Jolly Old Saint John would kindly clear you out of all the chaff in your life, all the things that he thinks distract you away from doing good works for God.

His bag would overflow with confiscated cell phones, money, toys, televisions, computers, stereo equipment, important work files, family heirlooms, and all of my Dodger gear.

Perhaps he would graffiti an inspirational message in blood on your bare living room wall:

Repent, you brood of vipers!

Just think of how grateful you would be on Christmas morning after his visit.

For some reason, this idea never quite caught on.

Perhaps the shrieking prophet of imminent destruction is too unmarketable.

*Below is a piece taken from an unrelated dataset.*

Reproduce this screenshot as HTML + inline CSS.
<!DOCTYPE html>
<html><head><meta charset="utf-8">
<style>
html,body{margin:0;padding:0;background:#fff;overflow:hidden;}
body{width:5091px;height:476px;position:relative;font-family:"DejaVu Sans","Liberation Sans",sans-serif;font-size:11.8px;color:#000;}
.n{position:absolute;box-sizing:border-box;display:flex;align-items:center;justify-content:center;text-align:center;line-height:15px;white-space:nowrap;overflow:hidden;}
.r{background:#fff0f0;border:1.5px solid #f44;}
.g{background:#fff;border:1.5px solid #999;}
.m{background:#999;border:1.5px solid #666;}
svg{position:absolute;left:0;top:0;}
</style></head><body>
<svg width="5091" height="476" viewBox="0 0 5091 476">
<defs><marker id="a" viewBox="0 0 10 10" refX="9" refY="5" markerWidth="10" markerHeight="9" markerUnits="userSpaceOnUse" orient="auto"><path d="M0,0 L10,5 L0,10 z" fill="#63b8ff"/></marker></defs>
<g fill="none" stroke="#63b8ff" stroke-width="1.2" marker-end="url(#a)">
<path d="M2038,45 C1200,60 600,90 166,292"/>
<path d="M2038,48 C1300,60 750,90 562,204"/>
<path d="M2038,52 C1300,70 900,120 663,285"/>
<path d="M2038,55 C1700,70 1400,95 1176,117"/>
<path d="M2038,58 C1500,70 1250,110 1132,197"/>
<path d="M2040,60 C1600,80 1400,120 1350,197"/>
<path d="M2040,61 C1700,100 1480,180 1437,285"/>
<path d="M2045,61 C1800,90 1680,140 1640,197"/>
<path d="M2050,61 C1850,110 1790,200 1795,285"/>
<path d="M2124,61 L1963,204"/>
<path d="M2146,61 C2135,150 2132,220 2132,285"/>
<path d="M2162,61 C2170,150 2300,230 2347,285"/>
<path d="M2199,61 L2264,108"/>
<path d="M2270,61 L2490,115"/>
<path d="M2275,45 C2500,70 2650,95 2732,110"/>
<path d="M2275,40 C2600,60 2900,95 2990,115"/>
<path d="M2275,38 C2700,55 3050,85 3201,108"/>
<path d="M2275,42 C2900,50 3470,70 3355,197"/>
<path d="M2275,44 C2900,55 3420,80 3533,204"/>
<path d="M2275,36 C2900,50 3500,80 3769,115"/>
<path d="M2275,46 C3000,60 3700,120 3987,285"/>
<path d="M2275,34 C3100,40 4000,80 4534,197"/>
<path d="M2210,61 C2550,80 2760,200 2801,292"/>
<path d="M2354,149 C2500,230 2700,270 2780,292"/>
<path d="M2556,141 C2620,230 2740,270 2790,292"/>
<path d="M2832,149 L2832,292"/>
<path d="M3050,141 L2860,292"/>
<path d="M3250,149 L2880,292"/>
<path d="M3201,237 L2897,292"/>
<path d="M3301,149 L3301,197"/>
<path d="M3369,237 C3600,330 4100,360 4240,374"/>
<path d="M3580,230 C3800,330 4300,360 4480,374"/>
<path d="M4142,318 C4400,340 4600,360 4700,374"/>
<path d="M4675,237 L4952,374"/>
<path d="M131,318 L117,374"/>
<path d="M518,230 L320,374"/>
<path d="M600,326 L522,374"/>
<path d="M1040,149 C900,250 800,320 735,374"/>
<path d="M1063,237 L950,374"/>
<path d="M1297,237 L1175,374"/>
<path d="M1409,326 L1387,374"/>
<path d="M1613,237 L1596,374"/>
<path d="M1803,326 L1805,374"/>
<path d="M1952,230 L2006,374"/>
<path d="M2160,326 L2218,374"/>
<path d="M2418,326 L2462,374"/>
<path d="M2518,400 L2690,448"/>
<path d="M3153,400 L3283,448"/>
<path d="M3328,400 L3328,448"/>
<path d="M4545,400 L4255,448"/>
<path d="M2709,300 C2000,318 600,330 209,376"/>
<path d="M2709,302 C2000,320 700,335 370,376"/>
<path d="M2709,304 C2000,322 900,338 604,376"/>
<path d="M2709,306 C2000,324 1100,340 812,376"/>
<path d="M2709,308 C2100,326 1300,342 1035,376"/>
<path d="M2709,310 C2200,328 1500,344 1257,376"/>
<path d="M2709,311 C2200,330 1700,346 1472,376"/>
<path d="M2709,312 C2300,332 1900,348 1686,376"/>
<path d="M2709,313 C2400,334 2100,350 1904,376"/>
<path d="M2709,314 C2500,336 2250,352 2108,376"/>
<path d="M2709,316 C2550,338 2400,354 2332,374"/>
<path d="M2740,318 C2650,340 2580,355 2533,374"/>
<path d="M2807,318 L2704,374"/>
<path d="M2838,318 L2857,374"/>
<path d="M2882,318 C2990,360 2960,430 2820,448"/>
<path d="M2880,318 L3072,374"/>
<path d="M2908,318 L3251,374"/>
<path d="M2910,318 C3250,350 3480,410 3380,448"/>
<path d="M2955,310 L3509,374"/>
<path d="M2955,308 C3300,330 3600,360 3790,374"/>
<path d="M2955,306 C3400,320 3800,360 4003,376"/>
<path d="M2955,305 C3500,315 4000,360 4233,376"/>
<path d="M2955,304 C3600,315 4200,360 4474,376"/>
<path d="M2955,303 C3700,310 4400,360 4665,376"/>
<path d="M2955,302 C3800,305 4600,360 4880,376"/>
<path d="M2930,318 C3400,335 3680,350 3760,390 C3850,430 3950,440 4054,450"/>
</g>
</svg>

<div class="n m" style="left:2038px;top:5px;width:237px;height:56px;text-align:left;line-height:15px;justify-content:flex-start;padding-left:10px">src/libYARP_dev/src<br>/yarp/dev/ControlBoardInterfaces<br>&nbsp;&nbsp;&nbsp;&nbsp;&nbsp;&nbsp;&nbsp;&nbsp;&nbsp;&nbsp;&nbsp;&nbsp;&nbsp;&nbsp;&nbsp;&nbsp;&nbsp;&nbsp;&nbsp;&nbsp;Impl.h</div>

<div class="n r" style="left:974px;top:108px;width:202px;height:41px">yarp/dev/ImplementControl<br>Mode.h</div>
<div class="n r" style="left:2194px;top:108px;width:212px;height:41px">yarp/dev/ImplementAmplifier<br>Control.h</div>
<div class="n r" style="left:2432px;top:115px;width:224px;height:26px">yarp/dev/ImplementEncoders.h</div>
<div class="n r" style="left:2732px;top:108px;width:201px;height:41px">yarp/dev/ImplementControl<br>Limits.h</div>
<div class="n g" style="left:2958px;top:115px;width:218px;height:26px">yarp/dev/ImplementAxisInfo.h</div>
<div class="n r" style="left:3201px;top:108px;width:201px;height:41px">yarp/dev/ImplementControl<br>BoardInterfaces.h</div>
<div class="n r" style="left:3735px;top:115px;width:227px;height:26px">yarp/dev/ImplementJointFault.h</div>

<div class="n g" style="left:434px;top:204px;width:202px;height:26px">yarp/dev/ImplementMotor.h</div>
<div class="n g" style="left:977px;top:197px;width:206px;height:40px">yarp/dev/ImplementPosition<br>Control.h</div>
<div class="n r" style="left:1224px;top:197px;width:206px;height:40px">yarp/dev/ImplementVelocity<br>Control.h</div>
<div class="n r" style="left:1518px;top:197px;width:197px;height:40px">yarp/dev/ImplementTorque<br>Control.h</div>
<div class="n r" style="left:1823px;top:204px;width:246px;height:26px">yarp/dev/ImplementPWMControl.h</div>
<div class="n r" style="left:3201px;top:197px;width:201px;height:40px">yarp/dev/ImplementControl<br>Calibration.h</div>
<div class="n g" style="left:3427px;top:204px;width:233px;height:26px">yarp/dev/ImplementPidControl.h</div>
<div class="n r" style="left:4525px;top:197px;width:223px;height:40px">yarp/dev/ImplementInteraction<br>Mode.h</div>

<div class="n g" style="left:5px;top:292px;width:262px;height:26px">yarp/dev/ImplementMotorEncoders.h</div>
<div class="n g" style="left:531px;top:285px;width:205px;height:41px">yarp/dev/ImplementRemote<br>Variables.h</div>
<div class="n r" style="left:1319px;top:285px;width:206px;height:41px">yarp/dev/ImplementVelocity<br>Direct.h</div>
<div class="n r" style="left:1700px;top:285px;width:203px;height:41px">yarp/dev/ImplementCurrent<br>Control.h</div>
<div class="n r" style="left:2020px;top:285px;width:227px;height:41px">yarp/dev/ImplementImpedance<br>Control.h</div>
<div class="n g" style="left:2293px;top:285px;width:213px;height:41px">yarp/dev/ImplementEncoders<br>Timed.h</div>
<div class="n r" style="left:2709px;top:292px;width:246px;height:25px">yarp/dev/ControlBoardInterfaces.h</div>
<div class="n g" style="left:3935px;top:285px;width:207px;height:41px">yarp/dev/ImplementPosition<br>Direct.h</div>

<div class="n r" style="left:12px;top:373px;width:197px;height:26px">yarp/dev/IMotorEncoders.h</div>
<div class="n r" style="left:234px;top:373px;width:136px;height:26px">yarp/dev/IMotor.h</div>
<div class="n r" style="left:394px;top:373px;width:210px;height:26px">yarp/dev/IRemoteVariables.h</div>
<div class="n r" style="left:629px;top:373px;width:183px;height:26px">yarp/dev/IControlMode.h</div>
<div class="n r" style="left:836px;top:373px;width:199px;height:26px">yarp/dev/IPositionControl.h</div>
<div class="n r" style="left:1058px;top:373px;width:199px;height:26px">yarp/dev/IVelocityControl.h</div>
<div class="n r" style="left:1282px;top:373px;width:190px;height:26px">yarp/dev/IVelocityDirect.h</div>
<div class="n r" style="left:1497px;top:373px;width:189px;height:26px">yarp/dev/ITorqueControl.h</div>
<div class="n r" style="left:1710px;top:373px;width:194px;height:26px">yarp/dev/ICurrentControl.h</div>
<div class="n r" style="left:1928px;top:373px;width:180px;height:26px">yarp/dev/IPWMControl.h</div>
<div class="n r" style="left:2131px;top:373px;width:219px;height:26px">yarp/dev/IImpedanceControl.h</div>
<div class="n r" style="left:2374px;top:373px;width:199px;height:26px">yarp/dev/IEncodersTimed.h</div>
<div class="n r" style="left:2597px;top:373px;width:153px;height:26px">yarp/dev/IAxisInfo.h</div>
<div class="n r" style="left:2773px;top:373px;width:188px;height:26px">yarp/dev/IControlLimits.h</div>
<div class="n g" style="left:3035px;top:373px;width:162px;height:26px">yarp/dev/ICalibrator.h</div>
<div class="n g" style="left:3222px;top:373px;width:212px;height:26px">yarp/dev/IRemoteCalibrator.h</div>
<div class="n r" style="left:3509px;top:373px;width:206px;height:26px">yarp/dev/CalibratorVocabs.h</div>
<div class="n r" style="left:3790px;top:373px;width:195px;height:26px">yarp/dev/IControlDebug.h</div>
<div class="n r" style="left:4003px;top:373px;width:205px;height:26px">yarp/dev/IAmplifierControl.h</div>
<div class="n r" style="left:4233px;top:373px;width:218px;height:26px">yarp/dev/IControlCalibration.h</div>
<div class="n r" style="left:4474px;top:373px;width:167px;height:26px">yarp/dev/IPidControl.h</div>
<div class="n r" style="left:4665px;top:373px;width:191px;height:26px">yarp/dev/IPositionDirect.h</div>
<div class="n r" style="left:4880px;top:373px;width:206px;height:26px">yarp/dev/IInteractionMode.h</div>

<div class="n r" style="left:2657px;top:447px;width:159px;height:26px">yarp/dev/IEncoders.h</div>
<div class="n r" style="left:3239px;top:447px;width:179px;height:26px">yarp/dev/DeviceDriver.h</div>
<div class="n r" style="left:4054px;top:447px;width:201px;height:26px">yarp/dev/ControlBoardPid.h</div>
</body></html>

Yet the church holds onto him, and not just because the church holds onto everything regardless of whether it will ever get used again.

The church holds onto John and trots him out every Advent, because Advent, by design, is

wisely, wonderfully off-key.

As the radio plays nonstop Christmas music, we sing Advent hymns and extend silence.

As society speeds up its frantic pace to add more shopping and parties and demands, we slow down, at least theoretically.

As the world bathes itself in red and gold and green, we turn blue.

We know things are not as cheerful nor as hopeless as they seem.

There is a different way, a different kind of life, a reality in which lions and lambs can be safe

and tender with one another, and John says it has drawn near, so business as usual is


Even now the ax is lying at the root of the tree, he thunders.

Who scheduled the tree blessing for today?

It is a stroke of Holy Spirit genius, actually.

This artificial tree is expected to bear fruit.

It's branches hold a combination of Christmons—symbols of the faith that tell and celebrate

God's story—and personal ornaments from people who comprise our community,

symbols that tell and celebrate our stories within God's bigger story.

It saves a tree in the forest from an ax, which is good stewardship of our environment, including our air, and it will do this for years to come.

This is important because we are planning for life to flourish in the future.

Appearances to the contrary, Saint John agrees.